Lubi wyzwania - im cięższe i bardziej nieprawdopodobne coś się wydaje, tym większa szansa że sie tego podejmie. W jego słowniku "awykonalne" jest synonimem "potrzymaj mi piwo". Jest osobą wyjątkowo ambitną, co w połączeniu z zamiłowaniem do chodzenia na skróty, czyni dość specyficzną, wzajemnie wykluczającą się mieszankę. Sam o swoich celach życiowych stwierdza że są one poza wyobraźnią prostaczków, jakimi chcąc nie chcąc musi się otaczać. Otóż tak, ten egoista ze skłonnościami do brawury, jest święcie przekonany że pewnego dnia przejmie pełną dominację nad światem, a wówczas prawem pięści, prawem różdżki i jego własnym widzimisię oczyści świat ze wszystkich którzy sa w jego mniemaniu niegodni.

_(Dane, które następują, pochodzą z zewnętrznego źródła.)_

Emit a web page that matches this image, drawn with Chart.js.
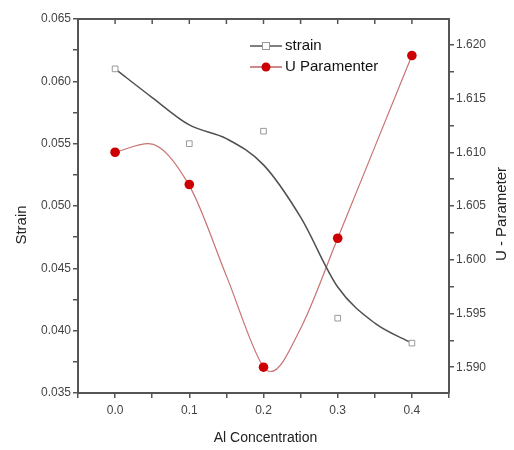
<!DOCTYPE html>
<html>
<head>
<meta charset="utf-8">
<script src="https://cdn.jsdelivr.net/npm/chart.js@4.4.1/dist/chart.umd.min.js"></script>
<style>
  html, body { margin: 0; padding: 0; background: #fff; }
  #wrap { width: 514px; height: 450px; }
</style>
</head>
<body>
<div id="wrap"><canvas id="chart" width="514" height="450"></canvas></div>
<script>
// measured points
const alConc = [0.0, 0.1, 0.2, 0.3, 0.4];
const strain = [0.061, 0.055, 0.056, 0.041, 0.039];
const uParam = [1.610, 1.607, 1.590, 1.602, 1.619];

// smoothed curves
const strainFitX = [0.0, 0.05, 0.1, 0.15, 0.2, 0.25, 0.3, 0.35, 0.4];
const strainFit = [0.061, 0.0587, 0.0565, 0.0554, 0.0533, 0.0491, 0.0435, 0.0406, 0.039];
const uFitX = [0.0, 0.045, 0.1, 0.15, 0.2, 0.21, 0.25, 0.3, 0.35, 0.4];
const uFit = [1.610, 1.6108, 1.6069, 1.5985, 1.590, 1.5896, 1.5936, 1.602, 1.6105, 1.619];

// tick labels
const xTicks = [0.0, 0.1, 0.2, 0.3, 0.4];
const xMinor = [-0.05, 0.05, 0.15, 0.25, 0.35, 0.45];
const strainTicks = [0.035, 0.040, 0.045, 0.050, 0.055, 0.060, 0.065];
const strainMinor = [0.0375, 0.0425, 0.0475, 0.0525, 0.0575, 0.0625];
const uTicks = [1.590, 1.595, 1.600, 1.605, 1.610, 1.615, 1.620];
const uMinor = [1.5875, 1.5925, 1.5975, 1.6025, 1.6075, 1.6125, 1.6175, 1.6225];

const FONT = '"Liberation Sans", Arial, sans-serif';
const AXIS = '#555';

function pairs(xs, ys) {
    return xs.map((x, i) => ({ x: x, y: ys[i] }));
}

function isMajor(list, v) {
    return list.some(t => Math.abs(t - v) < 1e-9);
}

function setTicks(major, minor) {
    return function(scale) {
        scale.ticks = major.concat(minor).sort((a, b) => a - b).map(v => ({ value: v }));
    };
}

const extras = {
    id: 'extras',
    afterDraw(chart) {
        const ctx = chart.ctx;
        const area = chart.chartArea;
        const x = chart.scales.x;

        // inward ticks on the top frame
        ctx.save();
        ctx.strokeStyle = AXIS;
        ctx.lineWidth = 1.5;
        xTicks.concat(xMinor).forEach(v => {
            const px = x.getPixelForValue(v);
            ctx.beginPath();
            ctx.moveTo(px, area.top);
            ctx.lineTo(px, area.top + 5);
            ctx.stroke();
        });
        ctx.restore();

        // axis titles
        ctx.save();
        ctx.fillStyle = '#222';
        ctx.textAlign = 'center';
        ctx.textBaseline = 'middle';
        ctx.font = '14px ' + FONT;
        ctx.fillText('Al Concentration', (area.left + area.right) / 2 + 2, 438);

        ctx.font = '15px ' + FONT;
        ctx.translate(22, 225);
        ctx.rotate(-Math.PI / 2);
        ctx.fillText('Strain', 0, 0);
        ctx.restore();

        ctx.save();
        ctx.fillStyle = '#222';
        ctx.textAlign = 'center';
        ctx.textBaseline = 'middle';
        ctx.font = '15px ' + FONT;
        ctx.translate(502, 214);
        ctx.rotate(-Math.PI / 2);
        ctx.fillText('U - Parameter', 0, 0);
        ctx.restore();

        // legend
        const lx = area.left + 172;
        const rows = [
            { y: area.top + 27, text: 'strain', line: '#555', kind: 'rect' },
            { y: area.top + 48, text: 'U Paramenter', line: '#c06060', kind: 'circle' }
        ];
        rows.forEach(r => {
            ctx.save();
            ctx.strokeStyle = r.line;
            ctx.lineWidth = 1.5;
            ctx.beginPath();
            ctx.moveTo(lx, r.y);
            ctx.lineTo(lx + 32, r.y);
            ctx.stroke();
            const cx = lx + 16;
            if (r.kind === 'rect') {
                ctx.fillStyle = '#fff';
                ctx.fillRect(cx - 3.5, r.y - 3.5, 7, 7);
                ctx.strokeStyle = '#999';
                ctx.lineWidth = 1;
                ctx.strokeRect(cx - 3.5, r.y - 3.5, 7, 7);
            } else {
                ctx.fillStyle = '#cc0000';
                ctx.beginPath();
                ctx.arc(cx, r.y, 4.5, 0, Math.PI * 2);
                ctx.fill();
            }
            ctx.fillStyle = '#111';
            ctx.font = '15px ' + FONT;
            ctx.textAlign = 'left';
            ctx.textBaseline = 'middle';
            ctx.fillText(r.text, lx + 35, r.y);
            ctx.restore();
        });
    }
};

const tickFont = { family: FONT, size: 12 };

new Chart(document.getElementById('chart').getContext('2d'), {
    type: 'scatter',
    data: {
        datasets: [
            {
                label: 'strain',
                data: pairs(alConc, strain),
                yAxisID: 'y',
                pointStyle: 'rect',
                pointRadius: 4,
                backgroundColor: '#fff',
                borderColor: '#999',
                borderWidth: 1,
                order: 0
            },
            {
                label: 'U Paramenter',
                data: pairs(alConc, uParam),
                yAxisID: 'y1',
                pointStyle: 'circle',
                pointRadius: 4.8,
                backgroundColor: '#cc0000',
                borderColor: '#cc0000',
                borderWidth: 0,
                order: 0
            },
            {
                label: 'strain fit',
                data: pairs(strainFitX, strainFit),
                yAxisID: 'y',
                showLine: true,
                cubicInterpolationMode: 'monotone',
                pointRadius: 0,
                borderColor: '#505050',
                borderWidth: 1.5,
                order: 1
            },
            {
                label: 'U fit',
                data: pairs(uFitX, uFit),
                yAxisID: 'y1',
                showLine: true,
                cubicInterpolationMode: 'monotone',
                pointRadius: 0,
                borderColor: '#c87272',
                borderWidth: 1.2,
                order: 1
            }
        ]
    },
    options: {
        responsive: false,
        animation: false,
        layout: { padding: 0 },
        plugins: {
            legend: { display: false },
            tooltip: { enabled: false }
        },
        scales: {
            x: {
                type: 'linear',
                position: 'bottom',
                min: -0.05,
                max: 0.45,
                afterBuildTicks: setTicks(xTicks, xMinor),
                afterFit: s => { s.height = 57; },
                ticks: {
                    font: tickFont,
                    color: '#444',
                    padding: 5,
                    maxRotation: 0,
                    autoSkip: false,
                    callback: v => isMajor(xTicks, v) ? v.toFixed(1) : ''
                },
                grid: { drawOnChartArea: false, tickLength: 5, color: AXIS, lineWidth: 1.5 },
                border: { color: AXIS, width: 2 }
            },
            x2: {
                type: 'linear',
                position: 'top',
                min: -0.05,
                max: 0.45,
                afterFit: s => { s.height = 19; },
                ticks: { display: false },
                grid: { display: false, drawTicks: false },
                border: { display: true, color: AXIS, width: 2 }
            },
            y: {
                type: 'linear',
                position: 'left',
                min: 0.035,
                max: 0.065,
                afterBuildTicks: setTicks(strainTicks, strainMinor),
                afterFit: s => { s.width = 78; },
                ticks: {
                    font: tickFont,
                    color: '#444',
                    padding: 2,
                    autoSkip: false,
                    callback: v => isMajor(strainTicks, v) ? v.toFixed(3) : ''
                },
                grid: { drawOnChartArea: false, tickLength: 5, color: AXIS, lineWidth: 1.5 },
                border: { color: AXIS, width: 2 }
            },
            y1: {
                type: 'linear',
                position: 'right',
                min: 1.5876,
                max: 1.6224,
                afterBuildTicks: setTicks(uTicks, uMinor.filter(v => v > 1.5876 && v < 1.6224)),
                afterFit: s => { s.width = 65; },
                ticks: {
                    font: tickFont,
                    color: '#444',
                    padding: 2,
                    autoSkip: false,
                    callback: v => isMajor(uTicks, v) ? v.toFixed(3) : ''
                },
                grid: { drawOnChartArea: false, tickLength: 5, color: AXIS, lineWidth: 1.5 },
                border: { color: AXIS, width: 2 }
            }
        }
    },
    plugins: [extras]
});
</script>
</body>
</html>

Nie stroni od wszelkiego rodzaju używek, wychodzi bowiem z założenia że jeśli cokolwiek może sprawić że jego dzień choćby złudnie będzie wydawał się lepszy, to czemu miałby sobie odmówić? Ma również słabość do kobiet (oczywiście z przekonaniem że każda powinna na sam jego widok ściągać majtki przez głowę, nie trudno się więc domyślić jak "sympatycznie" się robi gdy któraś, nie daj Boże, ośmieli się mu odmówić).
Gilgamesh jest też osobą zdecydowanie obdarzoną poczuciem humoru. Co prawda nie każdego bawi po równo, bo zdarza mu się doskonale sie bawić cudzym kosztem, ale jego śmieszy, więc to chyba najważniejsze. Jeśli doda się do tego że wyjątkowo charyzmatyczna i wygadana z niego bestia, a jego niepoprawna, bezkrompromisowa brawura jest wręcz nie do podrobienia, to chcąc nie chcąc zawsze zapisze sie w pamięci każdego osobnika na którego sie natknie, przez co jest wyjątkowo popularny. W końcu nieważne jak o Tobie mówią - ważne się mówią. Wbrew pozorom, nie jest też osobą z którą nie da się dogadać - po prostu jest to potencjalnie problematyczne.
Na koniec garść przypadkowych ciekawostek, aby dopełnić obraz tej wspaniałej paskudy.
Ze względu na swoje pochodzenie posiada wiele niewpływających na jakość jego życia umiejętności, jak śpiew, kaligrafia, gra na fortepianie czy też taniec mniej lub bardziej towarzyski.
Jest właścicielem niskiego, przepitego głosu.
Ma wyraźny niemiecki akcent, jest w pełni dwujęzyczny, bowiem w wieku ośmiu lat przeprowadził się z rodzinnego pałacu do wujka w Londynie.
Jego absolutnie największą piętą achillesową jest transmutacja, dlatego też dla własnego spokoju ducha uważa ten przedmiot za idiotyczny.
Uważa Puchonów za niższą formę życia.
Rzeczy niemożliwe załatwia od ręki, reszte poprawia kolanem.